Why are you learning Japanese?

People have different reasons for learning a language.  Some people just want to be more worldly and others like the way Japanese sounds.  Others want to move to Japan or at least travel there.  Personally I am married to a person from Japan and want to fully enjoy Japanese things with her and I want to be more independent when I am there.  I want to understand things as she understands things and not have to have them explained to me.

I’d love to hear your reasons for learning Japanese.  Please let me know in the comments.
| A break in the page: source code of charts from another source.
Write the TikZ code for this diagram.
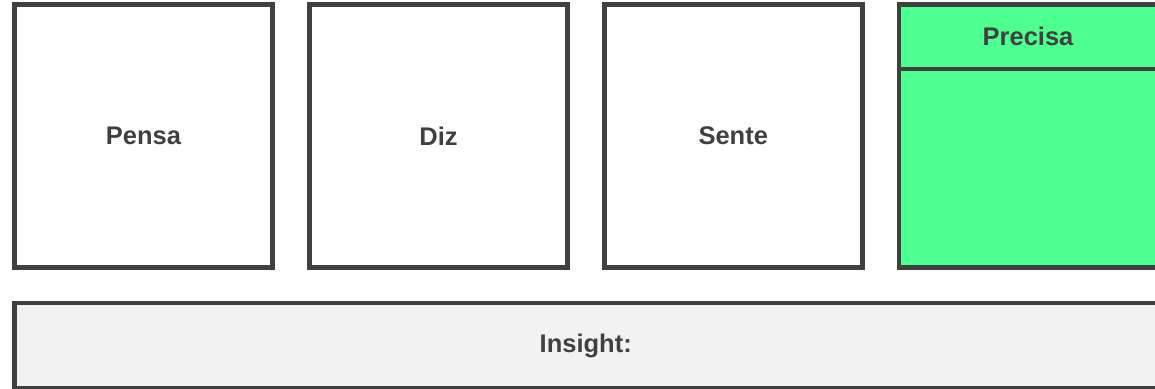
\documentclass[tikz,border=0pt]{standalone}
\usepackage{fontspec}
\setmainfont{Liberation Sans}
\definecolor{strokegray}{HTML}{404040}
\definecolor{textgray}{HTML}{404040}
\definecolor{needgreen}{HTML}{4CFF8F}
\definecolor{insightgray}{HTML}{F2F2F2}
\begin{document}
\begin{tikzpicture}[x=1pt,y=-1pt,
  panel/.style={draw=strokegray, line width=4.5pt, fill=white, minimum width=258pt, minimum height=263pt, inner sep=0pt, outer sep=0pt,
    font=\fontsize{25.5}{30}\selectfont\bfseries, text=textgray},
  header/.style={draw=strokegray, line width=4.5pt, fill=needgreen, minimum width=258pt, minimum height=64.5pt, inner sep=0pt, outer sep=0pt,
    font=\fontsize{25.5}{30}\selectfont\bfseries, text=textgray},
  insightbox/.style={draw=strokegray, line width=4.5pt, fill=insightgray, minimum width=1142.5pt, minimum height=85pt, inner sep=0pt, outer sep=0pt,
    font=\fontsize{25.5}{30}\selectfont\bfseries, text=textgray}]
\useasboundingbox (0,0) rectangle (1155,388);
\node[panel] (pensa) at (143.5,136) {Pensa};
\node[panel] (diz) at (438.5,136) {Diz};
\node[panel] (sente) at (733.25,136) {Sente};
\node[panel, fill=needgreen] (need) at (1028,136) {};
\node[header, anchor=north] (precisa) at (need.north) {Precisa};
\node[insightbox] (insight) at (585.75,345.5) {Insight:};
\end{tikzpicture}
\end{document}
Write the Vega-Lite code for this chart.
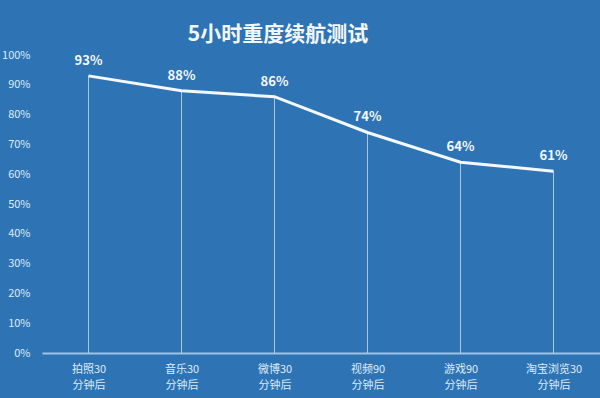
{
  "$schema": "https://vega.github.io/schema/vega-lite/v6.json",
  "autosize": "none",
  "width": 558,
  "height": 298,
  "padding": {"left": 42, "top": 55, "right": 0, "bottom": 45},
  "background": "#2E74B5",
  "config": {"view": {"stroke": null}, "font": "Noto Sans CJK SC"},
  "title": {
    "text": "5小时重度续航测试",
    "anchor": "middle",
    "frame": "group",
    "dx": -43,
    "offset": 4,
    "fontSize": 21,
    "fontWeight": "bold",
    "color": "#F2F7FC",
    "font": "Noto Sans CJK SC"
  },
  "data": {
    "values": [
      {"cat": "拍照30|分钟后", "v": 0.93, "label": "93%"},
      {"cat": "音乐30|分钟后", "v": 0.88, "label": "88%"},
      {"cat": "微博30|分钟后", "v": 0.86, "label": "86%"},
      {"cat": "视频90|分钟后", "v": 0.74, "label": "74%"},
      {"cat": "游戏90|分钟后", "v": 0.64, "label": "64%"},
      {"cat": "淘宝浏览30|分钟后", "v": 0.61, "label": "61%"}
    ]
  },
  "encoding": {
    "x": {
      "field": "cat",
      "type": "nominal",
      "sort": null,
      "scale": {"type": "point", "padding": 0.5},
      "axis": {
        "title": null,
        "labelAngle": 0,
        "labelExpr": "split(datum.value, '|')",
        "labelColor": "#DDEBF7",
        "labelFontSize": 11,
        "labelLineHeight": 16,
        "labelPadding": 10,
        "ticks": false,
        "domainColor": "#9DC3E6",
        "domainWidth": 2,
        "grid": false
      }
    },
    "y": {
      "field": "v",
      "type": "quantitative",
      "scale": {"domain": [0, 1]},
      "axis": {
        "title": null,
        "format": ".0%",
        "values": [0, 0.1, 0.2, 0.3, 0.4, 0.5, 0.6, 0.7, 0.8, 0.9, 1],
        "labelColor": "#DDEBF7",
        "labelFontSize": 11,
        "labelPadding": 12,
        "ticks": false,
        "domain": false,
        "grid": false
      }
    }
  },
  "layer": [
    {
      "mark": {"type": "rule", "color": "#C9DDF0", "strokeWidth": 1, "opacity": 0.8},
      "encoding": {"y2": {"datum": 0}}
    },
    {
      "mark": {"type": "line", "color": "#F4F8FC", "strokeWidth": 3}
    },
    {
      "mark": {"type": "text", "dy": -15, "fontSize": 13, "fontWeight": "bold", "color": "#F4F8FC"},
      "encoding": {"text": {"field": "label"}}
    }
  ]
}
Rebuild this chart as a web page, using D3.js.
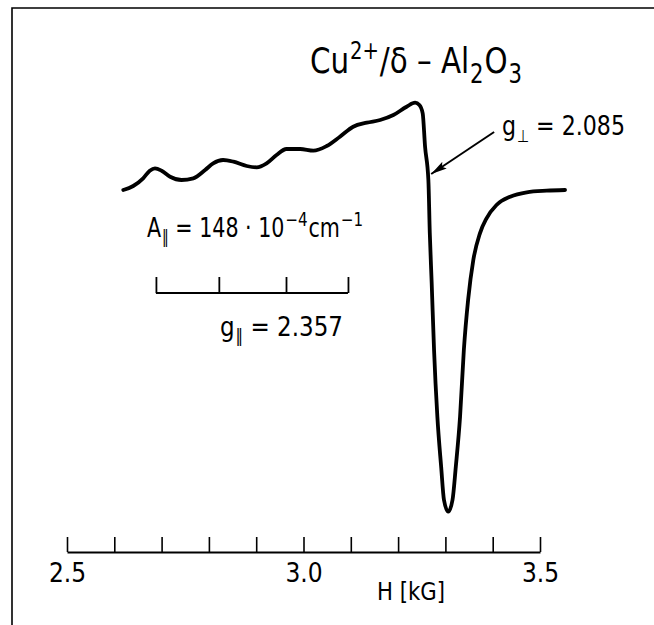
<!DOCTYPE html>
<html>
<head>
<meta charset="utf-8">
<script src="https://cdn.jsdelivr.net/npm/d3@7"></script>
<style>
  body { margin: 0; background: #fff; }
  text { font-family: "Liberation Sans Narrow", "DejaVu Sans Condensed", "Liberation Sans", sans-serif; fill: #000; }
</style>
</head>
<body>
<script>
// Field values (kG) and derivative signal (arbitrary units)
const fieldKG = [2.619, 2.640, 2.661, 2.675, 2.686, 2.700, 2.718, 2.742, 2.767, 2.792,
  2.809, 2.830, 2.852, 2.880, 2.901, 2.922, 2.943, 2.964, 2.993, 3.021,
  3.049, 3.077, 3.105, 3.134, 3.162, 3.190, 3.218, 3.236, 3.245, 3.252,
  3.257, 3.264, 3.267, 3.271, 3.276, 3.283, 3.291, 3.297, 3.306, 3.315,
  3.322, 3.331, 3.339, 3.348, 3.359, 3.373, 3.387, 3.408, 3.437, 3.472,
  3.514, 3.553];
const signal = [0.0, 0.4, 1.17, 1.93, 2.17, 1.93, 1.33, 1.0, 1.17, 2.0,
  2.67, 3.0, 2.83, 2.4, 2.27, 2.67, 3.5, 4.1, 4.1, 3.93,
  4.4, 5.33, 6.33, 6.73, 7.0, 7.5, 8.33, 8.73, 8.5, 7.67,
  4.33, 1.0, -4.3, -9.3, -16.0, -22.67, -27.67, -31.0, -32.17, -31.0,
  -27.67, -22.67, -16.0, -11.0, -7.0, -4.33, -2.83, -1.5, -0.67, -0.23,
  -0.07, 0.0];

// axis ticks
const tickValues = [2.5, 2.6, 2.7, 2.8, 2.9, 3.0, 3.1, 3.2, 3.3, 3.4, 3.5];
const tickLabels = ["2.5", "3.0", "3.5"];

// hyperfine splitting bar (A parallel), in kG
const hyperfineLines = [2.688, 2.821, 2.963, 3.094];

// g-perp arrow: [tail, tip] in (kG, signal)
const arrowPoints = [[3.403, 5.8], [3.270, 1.6]];

const width = 654, height = 625;

const svg = d3.select('body')
  .append('svg')
  .attr('width', width)
  .attr('height', height);

// frame lines (top and left)
svg.append('path')
  .attr('d', `M12,${height}V8H${width}`)
  .attr('fill', 'none')
  .attr('stroke', '#000')
  .attr('stroke-width', 1.6);

const x = d3.scaleLinear().domain([2.5, 3.5]).range([67, 540]);
const y = d3.scaleLinear().domain([-35, 10]).range([540, 90]);

// H axis with ticks pointing up
const xAxis = d3.axisBottom(x)
  .tickValues(tickValues)
  .tickSizeInner(-15)
  .tickSizeOuter(0)
  .tickPadding(12)
  .tickFormat(d => tickLabels.includes(d.toFixed(1)) ? d.toFixed(1) : '');

const gx = svg.append('g')
  .attr('transform', 'translate(0,552)')
  .call(xAxis);
gx.select('.domain').attr('stroke-width', 2);
gx.selectAll('.tick line').attr('stroke-width', 1.6);
gx.selectAll('.tick text')
  .style('font-size', '26px')
  .attr('font-family', null);

svg.append('text')
  .attr('x', 377)
  .attr('y', 600)
  .style('font-size', '25px')
  .attr('textLength', 68)
  .attr('lengthAdjust', 'spacingAndGlyphs')
  .text('H [kG]');

// spectrum
const line = d3.line()
  .x((d, i) => x(fieldKG[i]))
  .y(d => y(d))
  .curve(d3.curveMonotoneX);

svg.append('path')
  .datum(signal)
  .attr('d', line)
  .attr('fill', 'none')
  .attr('stroke', '#000')
  .attr('stroke-width', 3.8)
  .attr('stroke-linejoin', 'round')
  .attr('stroke-linecap', 'round');

// hyperfine bar
const barAxis = d3.axisBottom(x)
  .tickValues(hyperfineLines)
  .tickSizeInner(-16)
  .tickSizeOuter(0)
  .tickFormat('');
const bar = svg.append('g')
  .attr('transform', 'translate(0,293)')
  .call(barAxis);
bar.select('.domain')
  .attr('d', `M${x(hyperfineLines[0])},0H${x(hyperfineLines[3])}`)
  .attr('stroke-width', 2);
bar.selectAll('.tick line').attr('stroke-width', 1.8);

// arrow to g-perp
svg.append('defs').append('marker')
  .attr('id', 'head')
  .attr('viewBox', '0 0 16 8')
  .attr('refX', 16)
  .attr('refY', 4)
  .attr('markerWidth', 16)
  .attr('markerHeight', 8)
  .attr('markerUnits', 'userSpaceOnUse')
  .attr('orient', 'auto')
  .append('path')
  .attr('d', 'M0,0L16,4L0,8L3,4Z')
  .attr('fill', '#000');

svg.append('line')
  .attr('x1', x(arrowPoints[0][0]))
  .attr('y1', y(arrowPoints[0][1]))
  .attr('x2', x(arrowPoints[1][0]))
  .attr('y2', y(arrowPoints[1][1]))
  .attr('stroke', '#000')
  .attr('stroke-width', 2)
  .attr('marker-end', 'url(#head)');

// title
const title = svg.append('text')
  .attr('x', 310)
  .attr('y', 73)
  .style('font-size', '36px')
  .attr('textLength', 212)
  .attr('lengthAdjust', 'spacingAndGlyphs');
title.append('tspan').text('Cu');
title.append('tspan').attr('dx', 1).attr('dy', -14).style('font-size', '24px').text('2+');
title.append('tspan').attr('dx', 1).attr('dy', 14).text('/δ – Al');
title.append('tspan').attr('dx', 1).attr('dy', 10).style('font-size', '26px').text('2');
title.append('tspan').attr('dx', 1).attr('dy', -10).text('O');
title.append('tspan').attr('dx', 1).attr('dy', 10).style('font-size', '26px').text('3');

// g perpendicular
const gPerp = svg.append('text')
  .attr('x', 502)
  .attr('y', 135)
  .style('font-size', '27px')
  .attr('textLength', 123)
  .attr('lengthAdjust', 'spacingAndGlyphs');
gPerp.append('tspan').text('g');
gPerp.append('tspan').attr('dx', 1).attr('dy', 7).style('font-size', '17px').text('⊥');
gPerp.append('tspan').attr('dy', -7).text(' = 2.085');

// A parallel
const aPar = svg.append('text')
  .attr('x', 147)
  .attr('y', 237)
  .style('font-size', '26px')
  .attr('textLength', 216)
  .attr('lengthAdjust', 'spacingAndGlyphs');
aPar.append('tspan').text('A');
aPar.append('tspan').attr('dx', 1).attr('dy', 6).style('font-size', '17px').text('‖');
aPar.append('tspan').attr('dy', -6).text(' = 148 · 10');
aPar.append('tspan').attr('dx', 1).attr('dy', -11).style('font-size', '19px').text('−4');
aPar.append('tspan').attr('dx', 1).attr('dy', 11).text('cm');
aPar.append('tspan').attr('dx', 1).attr('dy', -11).style('font-size', '19px').text('−1');

// g parallel
const gPar = svg.append('text')
  .attr('x', 220)
  .attr('y', 336)
  .style('font-size', '26px')
  .attr('textLength', 123)
  .attr('lengthAdjust', 'spacingAndGlyphs');
gPar.append('tspan').text('g');
gPar.append('tspan').attr('dx', 1).attr('dy', 6).style('font-size', '17px').text('‖');
gPar.append('tspan').attr('dy', -6).text(' = 2.357');
</script>
</body>
</html>
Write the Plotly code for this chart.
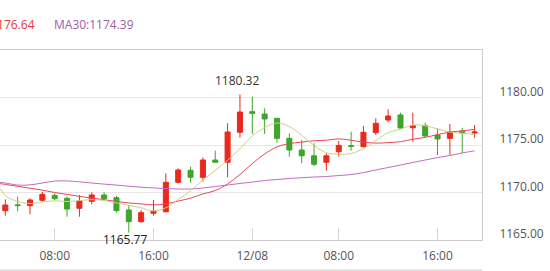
import plotly.graph_objects as go

# ---- data (hourly candles) ----
times = ["12/07 03:00", "12/07 04:00", "12/07 05:00", "12/07 06:00", "12/07 07:00",
         "12/07 08:00", "12/07 09:00", "12/07 10:00", "12/07 11:00", "12/07 12:00",
         "12/07 13:00", "12/07 14:00", "12/07 15:00", "12/07 16:00", "12/07 17:00",
         "12/07 18:00", "12/07 19:00", "12/07 20:00", "12/07 21:00", "12/07 22:00",
         "12/07 23:00", "12/08 00:00", "12/08 01:00", "12/08 02:00", "12/08 03:00",
         "12/08 04:00", "12/08 06:00", "12/08 07:00", "12/08 08:00", "12/08 09:00",
         "12/08 10:00", "12/08 11:00", "12/08 12:00", "12/08 13:00", "12/08 14:00",
         "12/08 15:00", "12/08 16:00", "12/08 17:00", "12/08 18:00", "12/08 19:00"]

opens = [1169.05, 1168.08, 1168.70, 1168.61, 1169.18, 1169.70, 1169.39, 1168.34, 1169.07, 1169.74,
         1169.46, 1168.16, 1166.93, 1167.81, 1167.98, 1171.07, 1172.34, 1171.60, 1173.42, 1173.18,
         1176.34, 1178.51, 1178.26, 1177.81, 1175.70, 1174.47, 1173.87, 1173.18, 1174.30, 1174.93,
         1174.82, 1176.30, 1177.63, 1178.16, 1176.82, 1177.03, 1176.05, 1175.70, 1176.44, 1176.26]
highs = [1169.40, 1169.28, 1169.58, 1169.39, 1170.05, 1169.91, 1169.56, 1169.74, 1170.02, 1170.02,
         1169.63, 1168.68, 1168.16, 1169.21, 1172.02, 1172.54, 1172.72, 1173.70, 1174.40, 1177.28,
         1180.32, 1180.09, 1178.86, 1177.81, 1176.23, 1175.53, 1175.18, 1174.12, 1175.42, 1176.40,
         1177.00, 1177.81, 1178.76, 1178.40, 1178.40, 1177.35, 1176.75, 1177.21, 1176.79, 1177.11]
lows = [1168.30, 1167.56, 1168.00, 1167.71, 1169.03, 1169.21, 1167.45, 1167.45, 1168.76, 1169.28,
        1167.88, 1165.77, 1166.82, 1167.56, 1167.90, 1170.96, 1171.04, 1171.14, 1173.18, 1171.60,
        1175.77, 1176.16, 1176.16, 1175.24, 1173.77, 1173.07, 1172.79, 1172.30, 1173.77, 1174.40,
        1174.76, 1176.05, 1177.39, 1176.72, 1175.35, 1175.81, 1173.95, 1173.95, 1174.12, 1175.77]
closes = [1168.55, 1168.68, 1168.62, 1169.21, 1169.81, 1169.35, 1168.26, 1169.11, 1169.74, 1169.35,
          1168.09, 1166.93, 1167.88, 1168.05, 1171.07, 1172.37, 1171.60, 1173.42, 1173.18, 1176.37,
          1178.47, 1178.33, 1177.74, 1175.70, 1174.47, 1173.87, 1172.97, 1173.87, 1174.96, 1174.86,
          1176.34, 1177.28, 1178.05, 1176.79, 1177.03, 1175.95, 1175.63, 1176.40, 1176.26, 1176.37]

ma5 = [1171.80, 1169.70, 1169.05, 1168.85, 1169.00, 1169.13, 1169.05, 1169.15, 1169.25, 1169.16,
       1168.91, 1168.64, 1168.40, 1168.06, 1168.40, 1169.26, 1170.19, 1171.30, 1172.33, 1173.39,
       1174.61, 1175.95, 1176.82, 1177.32, 1176.94, 1176.02, 1174.95, 1174.18, 1174.03, 1174.11,
       1174.60, 1175.46, 1176.30, 1176.66, 1177.10, 1177.02, 1176.69, 1176.36, 1176.25, 1176.12]
ma10 = [1171.05, 1170.85, 1170.65, 1170.45, 1170.25, 1170.00, 1169.80, 1169.60, 1169.40, 1169.25,
        1169.05, 1168.90, 1168.80, 1168.70, 1168.80, 1169.10, 1169.40, 1169.85, 1170.20, 1170.90,
        1171.90, 1173.05, 1174.05, 1174.80, 1175.15, 1175.30, 1175.45, 1175.50, 1175.65, 1175.50,
        1175.30, 1175.20, 1175.25, 1175.35, 1175.60, 1175.80, 1176.10, 1176.35, 1176.50, 1176.64]
ma30 = [1171.15, 1171.00, 1170.78, 1170.80, 1171.00, 1171.20, 1171.22, 1171.12, 1171.00, 1170.88,
        1170.78, 1170.66, 1170.56, 1170.48, 1170.41, 1170.37, 1170.37, 1170.47, 1170.63, 1170.79,
        1170.95, 1171.10, 1171.26, 1171.37, 1171.47, 1171.56, 1171.63, 1171.68, 1171.79, 1171.89,
        1172.10, 1172.37, 1172.63, 1172.89, 1173.16, 1173.42, 1173.68, 1173.89, 1174.16, 1174.39]

tick_times = ["12/07 08:00", "12/07 16:00", "12/08 00:00", "12/08 08:00", "12/08 16:00"]
tick_labels = ["08:00", "16:00", "12/08", "08:00", "16:00"]
y_ticks = [1165, 1170, 1175, 1180]
legend_texts = ["MA10:1176.64", "MA30:1174.39"]
max_label = "1180.32"
min_label = "1165.77"

RED = "#e8291c"
GREEN = "#3da62b"
FONT = "Open Sans"

fig = go.Figure()
fig.add_trace(go.Candlestick(
    x=times, open=opens, high=highs, low=lows, close=closes,
    increasing=dict(line=dict(color=RED, width=1), fillcolor=RED),
    decreasing=dict(line=dict(color=GREEN, width=1), fillcolor=GREEN),
    whiskerwidth=0, showlegend=False, hoverinfo="skip",
))
for vals, col in [(ma30, "#c46cc4"), (ma10, "#e8485a"), (ma5, "#d4cc80")]:
    fig.add_trace(go.Scatter(x=times, y=vals, mode="lines",
                             line=dict(color=col, width=1, shape="spline"),
                             showlegend=False, hoverinfo="skip"))

i_max = highs.index(max(highs))
i_min = lows.index(min(lows))
fig.add_annotation(x=times[i_max], y=highs[i_max], text=max_label, showarrow=False,
                   yanchor="bottom", yshift=3, xshift=-3,
                   font=dict(family=FONT, size=12, color="#333"))
fig.add_annotation(x=times[i_min], y=lows[i_min], text=min_label, showarrow=False,
                   yanchor="top", yshift=4, xshift=-4,
                   font=dict(family=FONT, size=12, color="#222"))

fig.add_annotation(xref="paper", yref="paper", x=37 / 482, y=1.1316, xanchor="right",
                   yanchor="middle", text=legend_texts[0], showarrow=False,
                   font=dict(family=FONT, size=12, color="#e8353a"))
fig.add_annotation(xref="paper", yref="paper", x=52 / 482, y=1.1316, xanchor="left",
                   yanchor="middle", text=legend_texts[1], showarrow=False,
                   font=dict(family=FONT, size=12, color="#a060a8"))

fig.add_shape(type="line", xref="paper", yref="paper", x0=0, x1=1,
              y0=-30 / 190, y1=-30 / 190, line=dict(color="#c8c8c8", width=1))

fig.update_layout(
    width=550, height=271,
    margin=dict(l=0, r=68, t=50, b=31),
    paper_bgcolor="white", plot_bgcolor="white",
    font=dict(family=FONT, size=12, color="#555"),
    boxgap=0.42,
    xaxis=dict(type="category", categoryorder="array", categoryarray=times,
               range=[0.57, 39.6], rangeslider=dict(visible=False),
               tickvals=tick_times, ticktext=tick_labels,
               ticks="inside", ticklen=12, tickcolor="#d8d8d8",
               ticklabelstandoff=5,
               showgrid=False, showline=True, linecolor="#cccccc", mirror=True,
               tickfont=dict(family=FONT, size=12, color="#555")),
    yaxis=dict(side="right", range=[1165, 1185], tickvals=y_ticks, tickformat=".2f",
               showgrid=True, gridcolor="#e6e6e6", showline=True, linecolor="#cccccc",
               ticks="", ticklabelstandoff=14, ticklabelshift=-6, zeroline=False,
               tickfont=dict(family=FONT, size=12, color="#555")),
)

fig.write_html("out.html")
The Dos and Donts of learning Japanese

Recently someone asked me for some Japanese study tips so I made this handy list.  It is a work in progress.  So here is my list of Dos and Donts of learning Japanese:

Do:

  • Study every day
  • Study as much as possible.
  • Utilize SRS
  • When drilling sentences, only add one unknown word at a time.(n+1)
  • Use comprehensible input
  • Use Japanese mnemonics rather than english mnemonics whenever possible.
  • Ditch as much English as possible.
  • Plan in advance to avoid running out of study material.
  • Study during/after exercise (an excited heart rate increases retention).
  • Immerse yourself in Japanese language (music, tv, movies, podcasts, travel to Japan).
  • Focus on vocab as much as possible (especially when first starting out)
  • Study reading, writing, speaking and listening concurrently (they reinforce each other)
  • Use Native Japanese study materials as soon and as often as possible.
  • “Shadow” native Japanese speakers. (repeat what they say on TV, radio…)
  • Make use of every possible minute of study time. (study while waiting in lines, at the doctor…)
  • Make use of passive study methods(hang japanese texts around the house, use katakana names on your computer folders…)

Dont:

  • Don’t even think about studying using romaji.
  • Don’t force learning difficult words or kanji (suspend them and come back to them later)
  • Don’t study too long in a row (6 30min sessions are better than a 3 hour session)
  • Don’t study when you are tired(not as effective as being well rested)
  • Don’t Focus on studying grammar (at least at the beginning)
  • Don’t use study materials that use too much English.
  • Don’t use study methods that use only one skill(reading, writing, speaking, listening) to the exclusion of others.
  • Don’t focus on studying on-yomi & kun-yomi (you will learn this by reading and listening)
  • Don’t spend too much time finding the perfect study method.
  • Don’t spend too much time reading blogs and forums.